XDD="/usr/local/bin/xdd.linux"
XDDTARGET="/var/ftp/tmp/S0"
# XDD Tests
for QD in 1 2 4 8 16 32 64 128; do
sync ; sleep 5
$XDD -verbose -op read -target S0 -blocksize 512 -reqsize 128 -mbytes 8192 -passes 3 -seek random -seek range 64000000 -queuedepth $QD > $TMP/loki-xdd-$CONTROLLER-$RAID-$DISKS-$DRIVE-$SS-$FS-READ-QD$QD.txt
sync ; sleep 5
$XDD -verbose -op write -target S0 -blocksize 512 -reqsize 128 -mbytes 8192 -passes 3 -seek random -seek range 64000000 -queuedepth $QD > $TMP/loki-xdd-$CONTROLLER-$RAID-$DISKS-$DRIVE-$SS-$FS-WRITE-QD$QD.txt
done
As for your goal to attain >1GiB/s speeds, welcome to the club. At this point there are two main issues. 1) individual controller performance and 2) memory/process performance. You can put in several controllers in a system which can solve the first, the second at this point it's going to an amd opteron system or wait and see what intel does w/ nehelem-ep's. I've been banging my head against this for a while both for disk I/O and network I/O. It's not easy. I'm hoping to get over to SC08 this year to nose around.
Another item as well is workload type, if it's random I/O you pretty much won't hit good speeds under any parity raid (3/4/5/6) as you're limited to the # of IOPS of a single drive. Either use raid-10 or 100, or use many smaller parity raids and LVM them together.
+1 on the write IOPS request. Though I'd prefer some Windows output, or at least IoMeter (file server benchmark, changed to 100% writes).
Ah sorry Stevecs, my mind has been on other issues and I missed your post. I am sorry but I do not have a Linux system setup to test this.

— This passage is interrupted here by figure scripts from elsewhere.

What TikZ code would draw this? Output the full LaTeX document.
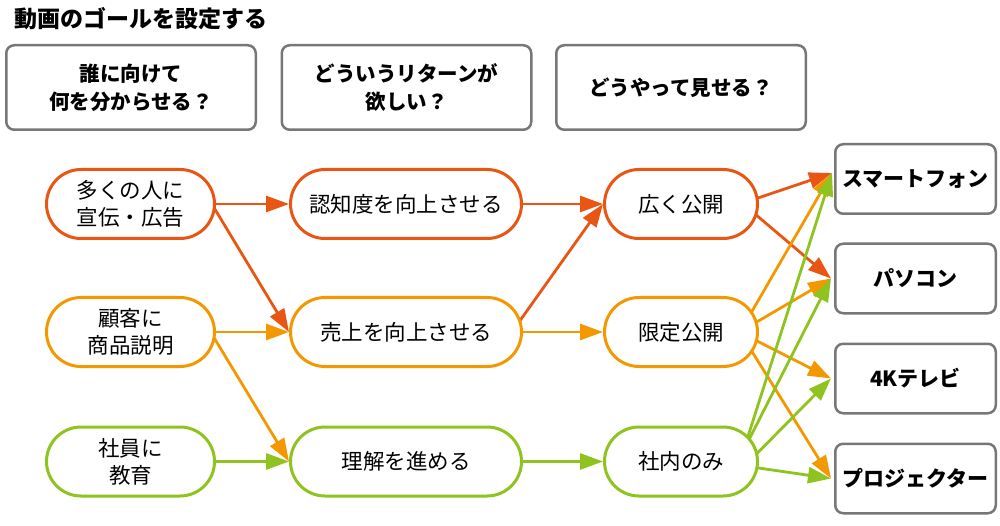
\documentclass[tikz,border=0pt]{standalone}
\usepackage{fontspec}
\setmainfont{Noto Sans CJK JP}
\usetikzlibrary{shapes.misc,arrows.meta,calc,backgrounds}
\definecolor{cR}{HTML}{E95513}
\definecolor{cO}{HTML}{F39800}
\definecolor{cG}{HTML}{8FC31F}
\definecolor{cK}{HTML}{777777}
\begin{document}
\begin{tikzpicture}[x=1pt,y=-1pt,
  oval/.style={rounded rectangle, draw, line width=3pt, fill=white, minimum height=69pt, inner sep=0pt, align=center, font=\fontsize{21.5}{27}\selectfont},
  colA/.style={oval, minimum width=168pt},
  colB/.style={oval, minimum width=231pt},
  colC/.style={oval, minimum width=153pt},
  qbox/.style={draw=cK, line width=2.5pt, rounded corners=8pt, fill=white, minimum width=249.5pt, minimum height=84.5pt, inner sep=0pt, align=center, font=\bfseries\fontsize{20.5}{28}\selectfont},
  dbox/.style={draw=cK, line width=2.5pt, rounded corners=8pt, fill=white, minimum width=160.5pt, minimum height=69.5pt, inner sep=0pt, align=center, font=\bfseries\fontsize{21}{26}\selectfont},
  arr/.style={line width=2.8pt, -{Triangle[length=23pt,width=16pt]}}]
\path[use as bounding box] (0,0) rectangle (1000,526);
\node[anchor=west, inner sep=0pt, font=\bfseries\fontsize{23}{23}\selectfont] (title) at (14,19) {動画のゴールを設定する};
\node[qbox] (q1) at (131,87.5) {誰に向けて\\何を分からせる？};
\node[qbox] (q2) at (406.5,87.5) {どういうリターンが\\欲しい？};
\node[qbox] (q3) at (681,87.5) {どうやって見せる？};
% column 1
\node[colA, draw=cR] (a1) at (130.5,204) {多くの人に\\宣伝・広告};
\node[colA, draw=cO] (a2) at (130.5,332) {顧客に\\商品説明};
\node[colA, draw=cG] (a3) at (130.5,461.5) {社員に\\教育};
% column 2
\node[colB, draw=cR] (b1) at (406,204) {認知度を向上させる};
\node[colB, draw=cO] (b2) at (406,332) {売上を向上させる};
\node[colB, draw=cG] (b3) at (406,461.5) {理解を進める};
% column 3
\node[colC, draw=cR] (c1) at (681,204) {広く公開};
\node[colC, draw=cO] (c2) at (681,332) {限定公開};
\node[colC, draw=cG] (c3) at (681,461.5) {社内のみ};
% devices
\node[dbox] (d1) at (915.5,179) {スマートフォン};
\node[dbox] (d2) at (915.5,278.5) {パソコン};
\node[dbox] (d3) at (915.5,378.5) {4Kテレビ};
\node[dbox] (d4) at (915.5,478.5) {プロジェクター};
\coordinate (t1) at ($(d1.west)+(-2,-6)$);
\coordinate (t2) at ($(d2.west)+(-3,0)$);
\coordinate (t3) at ($(d3.west)+(-3,0)$);
\coordinate (t4) at ($(d4.west)+(-3,0)$);
\begin{scope}[on background layer]
\fill[white] (0,0) rectangle (1000,526);
% red
\draw[arr, cR] ($(a1.east)+(-3,0)$) -- (b1.west);
\draw[arr, cR] ($(a1.east)+(-3,2)$) -- (b2.west);
\draw[arr, cR] ($(b1.east)+(-3,0)$) -- (c1.west);
\draw[arr, cR] ($(b2.east)+(-4,-10)$) -- (c1.west);
\draw[arr, cR] ($(c1.east)+(-4,-5)$) -- (t1);
\draw[arr, cR] ($(c1.east)+(-4,10)$) -- (t2);
% orange
\draw[arr, cO] ($(a2.east)+(-3,0)$) -- (b2.west);
\draw[arr, cO] ($(a2.east)+(-3,4)$) -- (b3.west);
\draw[arr, cO] ($(b2.east)+(-3,0)$) -- (c2.west);
\draw[arr, cO] ($(c2.east)+(-8,-19)$) -- (t1);
\draw[arr, cO] ($(c2.east)+(-4,-9)$) -- (t2);
\draw[arr, cO] ($(c2.east)+(-4,8)$) -- (t3);
\draw[arr, cO] ($(c2.east)+(-8,18)$) -- (t4);
% green
\draw[arr, cG] ($(a3.east)+(-3,0)$) -- (b3.west);
\draw[arr, cG] ($(b3.east)+(-3,0)$) -- (c3.west);
\draw[arr, cG] ($(c3.east)+(-12,-22)$) -- (t1);
\draw[arr, cG] ($(c3.east)+(-12,-18)$) -- (t2);
\draw[arr, cG] ($(c3.east)+(-4,-6)$) -- (t3);
\draw[arr, cG] ($(c3.east)+(-4,6)$) -- (t4);
\end{scope}
\end{tikzpicture}
\end{document}
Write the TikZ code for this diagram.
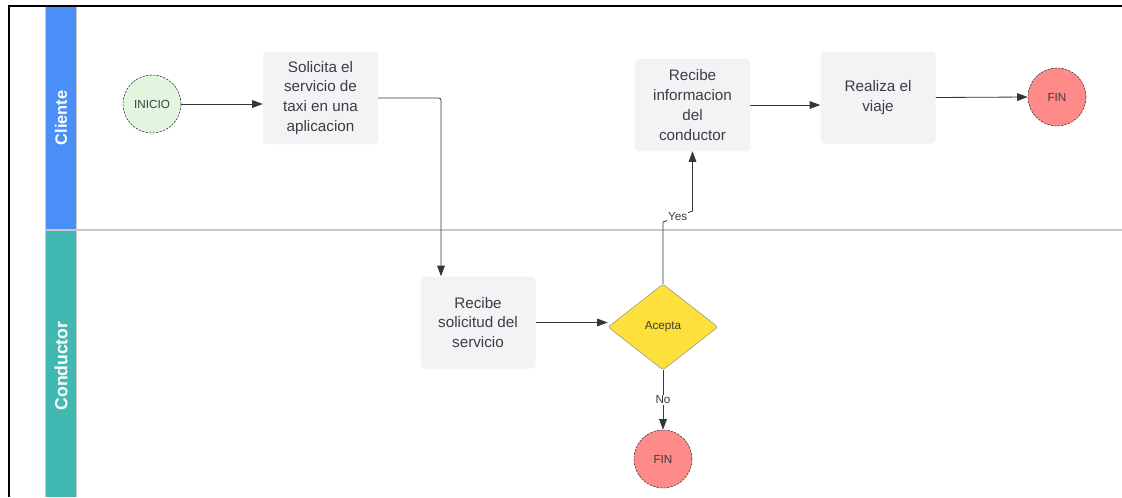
\documentclass[tikz,border=0pt]{standalone}
\usepackage{fontspec}
\setmainfont{Liberation Sans}
\definecolor{mLaneBlue}{HTML}{4A8FF7}
\definecolor{mLaneTeal}{HTML}{41B8B2}
\definecolor{mBoxGray}{HTML}{F2F3F5}
\definecolor{mTextGray}{HTML}{3B3D42}
\definecolor{mArrowGray}{HTML}{33363B}
\definecolor{mStartGreen}{HTML}{E3F7E0}
\definecolor{mEndRed}{HTML}{FF8A8A}
\definecolor{mGateYellow}{HTML}{FDE03C}
\definecolor{mLineGray}{HTML}{C8C8C8}
\usetikzlibrary{positioning,arrows.meta,calc,shapes.geometric}

\begin{document}
\begin{tikzpicture}[x=0.03cm, y=-0.03cm, font=\fontsize{13}{17}\selectfont,
  task/.style={fill=mBoxGray, rounded corners=3pt, text=mTextGray, align=center,
    minimum width=3.45cm, minimum height=2.76cm, inner sep=0pt},
  endpt/.style={circle, draw=mTextGray, dash pattern=on 2pt off 1pt, line width=0.5pt,
    minimum size=1.74cm, inner sep=0pt, text=mTextGray, font=\fontsize{10}{12}\selectfont},
  gate/.style={diamond, fill=mGateYellow, draw=mTextGray!60, line width=0.4pt,
    minimum width=3.3cm, minimum height=2.58cm, inner sep=0pt, rounded corners=2pt,
    text=mTextGray, font=\fontsize{10}{12}\selectfont},
  flow/.style={draw=mArrowGray, line width=0.7pt, -{Triangle[length=9pt, width=6.5pt]}},
  tag/.style={fill=white, inner sep=1pt, text=mTextGray, font=\fontsize{10}{12}\selectfont}]
\useasboundingbox (0,0) rectangle (1122,497);
% frame
\draw[line width=1.6pt] (9,497) -- (9,6) -- (1122,6);
% lanes
\fill[mLaneBlue] (45,7) rectangle (76,230);
\fill[mLaneTeal] (45,230) rectangle (76,497);
\draw[mLineGray, line width=0.8pt] (45,7) -- (45,497);
\draw[mLineGray, line width=0.8pt] (76,7) -- (76,497);
\draw[mLineGray, line width=1.8pt] (45,230) -- (1122,230);
\node[rotate=90, white, font=\bfseries\fontsize{14}{14}\selectfont] (cliente) at (61,118) {Cliente};
\node[rotate=90, white, font=\bfseries\fontsize{15}{15}\selectfont] (conductor) at (61,366) {Conductor};
% nodes
\node[endpt, fill=mStartGreen] (inicio) at (152,104) {INICIO};
\node[task] (solicita) at (320.5,98) {Solicita el\\servicio de\\taxi en una\\aplicacion};
\node[task] (recSol) at (478,322.5) {Recibe\\solicitud del\\servicio};
\node[gate] (acepta) at (663,327) {Acepta};
\node[endpt, fill=mEndRed] (finNo) at (663,459) {FIN};
\node[task] (recInfo) at (692.5,105) {Recibe\\informacion\\del\\conductor};
\node[task] (viaje) at (878,97.5) {Realiza el\\viaje};
\node[endpt, fill=mEndRed] (finViaje) at (1057,97) {FIN};
% connectors
\coordinate (bendSol) at (441,98);
\coordinate (yesLow) at (663,222);
\coordinate (yesHigh) at (692.5,211);
\draw[flow] (inicio.east) -- (inicio.east -| solicita.west);
\draw[flow, rounded corners=2pt] (solicita.east) -- (bendSol) -- (bendSol |- recSol.north);
\draw[flow] (recSol.east) -- (recSol.east -| acepta.west);
\draw[flow] (acepta.north) -- (yesLow) -- node[tag]{Yes} (yesHigh) -- (recInfo.south);
\draw[flow] (acepta.south) -- node[tag]{No} (finNo.north);
\draw[flow] (recInfo.east) -- (recInfo.east -| viaje.west);
\draw[flow] (viaje.east) -- (finViaje.west);
\end{tikzpicture}
\end{document}
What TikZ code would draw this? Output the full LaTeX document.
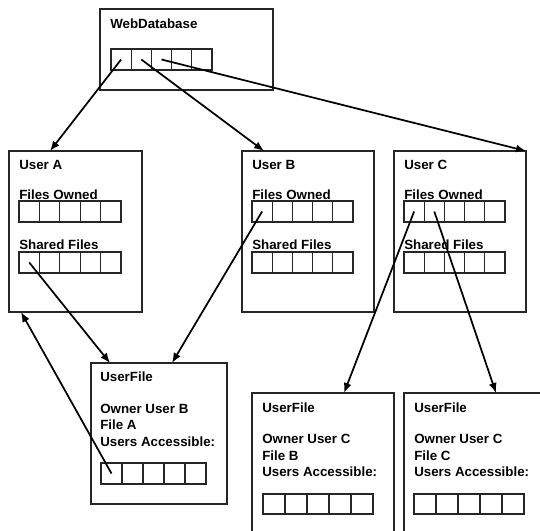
\documentclass[tikz,border=0pt]{standalone}
\usepackage{fontspec}
\setmainfont{Liberation Sans}
\usetikzlibrary{arrows.meta}
\tikzset{
  box/.style={draw=black!85, line width=0.8pt, anchor=north west, inner sep=0pt, outer sep=0pt},
  cellbox/.style={draw=black!85, line width=0.8pt, anchor=north west, inner sep=0pt, outer sep=0pt},
  lbl/.style={anchor=base west, inner sep=0pt, font=\bfseries\fontsize{10}{12}\selectfont},
  arr/.style={-{Latex[length=7.5pt,width=6pt]}, line width=1.3pt, black},
}
\newcommand\mkbox[5]{\node[box, minimum width=#4*0.75pt, minimum height=#5*0.75pt] (#1) at (#2,#3) {};}
\newcommand\cellrow[5]{%
  \foreach \i in {1,...,5}{%
    \node[cellbox, minimum width=#4/5*0.75pt, minimum height=#5*0.75pt] (#1-\i) at ({#2+(\i-1)*#4/5},#3) {};}}
\begin{document}
\begin{tikzpicture}[x=0.75pt,y=-0.75pt]
\useasboundingbox (0,0) rectangle (540,531);
\clip (0,0) rectangle (540,531);
% WebDatabase
\mkbox{wdb}{100}{9}{173}{81}
\node[lbl] (wdbt) at (110,29) {WebDatabase};
\cellrow{wc}{111}{49}{101}{21}
% User A
\mkbox{ua}{9}{151}{133}{161}
\node[lbl] (uat) at (19,170) {User A};
\node[lbl] (uafo) at (19,200) {Files Owned};
\cellrow{uao}{19}{201}{102}{21}
\node[lbl] (uasf) at (19,250) {Shared Files};
\cellrow{uas}{19}{252}{102}{21}
% User B
\mkbox{ub}{242}{151}{132}{161}
\node[lbl] (ubt) at (252,170) {User B};
\node[lbl] (ubfo) at (252,200) {Files Owned};
\cellrow{ubo}{252}{201}{101}{21}
\node[lbl] (ubsf) at (252,250) {Shared Files};
\cellrow{ubs}{252}{252}{101}{21}
% User C
\mkbox{uc}{394}{151}{132}{161}
\node[lbl] (uct) at (404,170) {User C};
\node[lbl] (ucfo) at (404,200) {Files Owned};
\cellrow{uco}{404}{201}{101}{21}
\node[lbl] (ucsf) at (404,250) {Shared Files};
\cellrow{ucs}{404}{252}{101}{21}
% UserFile A
\mkbox{fa}{91}{363}{136}{141}
\node[lbl] (fat) at (100,382) {UserFile};
\node[lbl] (fa1) at (100,414) {Owner User B};
\node[lbl] (fa2) at (100,430) {File A};
\node[lbl] (fa3) at (100,446) {Users Accessible:};
\cellrow{fac}{101}{463}{105}{21}
% UserFile B
\mkbox{fb}{252}{393}{142}{160}
\node[lbl] (fbt) at (262,412) {UserFile};
\node[lbl] (fb1) at (262,444) {Owner User C};
\node[lbl] (fb2) at (262,460) {File B};
\node[lbl] (fb3) at (262,476) {Users Accessible:};
\cellrow{fbc}{263}{494}{110}{20}
% UserFile C
\mkbox{fc}{404}{393}{150}{160}
\node[lbl] (fct) at (414,412) {UserFile};
\node[lbl] (fc1) at (414,444) {Owner User C};
\node[lbl] (fc2) at (414,460) {File C};
\node[lbl] (fc3) at (414,476) {Users Accessible:};
\cellrow{fcc}{414}{494}{110}{20}
% arrow tips
\coordinate (uain) at (50,151);
\coordinate (ubin) at (264,151);
\coordinate (uain2) at (21,312);
\coordinate (fain1) at (110,363);
\coordinate (fain2) at (172,363);
\coordinate (fbin) at (344,393);
\coordinate (fcin) at (496,393);
% arrows
\draw[arr] (wc-1.center) -- (uain);
\draw[arr] (wc-2.center) -- (ubin);
\draw[arr] (wc-3.center) -- (uc.north east);
\draw[arr] (uas-1.center) -- (fain1);
\draw[arr] (ubo-1.center) -- (fain2);
\draw[arr] (fac-1.center) -- (uain2);
\draw[arr] (uco-1.center) -- (fbin);
\draw[arr] (uco-2.center) -- (fcin);
\end{tikzpicture}
\end{document}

I was hoping that a Fiber setup would be able to push this baby along, but it appears that it will not be able to if I understand the posts here correctly. That and the extra cost of going to Fiber, another couple thousand and add some more SSD's to that. I am still going to stop into Acera and see what they might be able to come up with.
As far as the iodrives go, they sound very good, if/when you can use them in windows and boot from them. But using PCIe slots creates problems when you want to add in SLI or even TRI-SLI setups. I guess you would have to make some trade off's and design your system around them.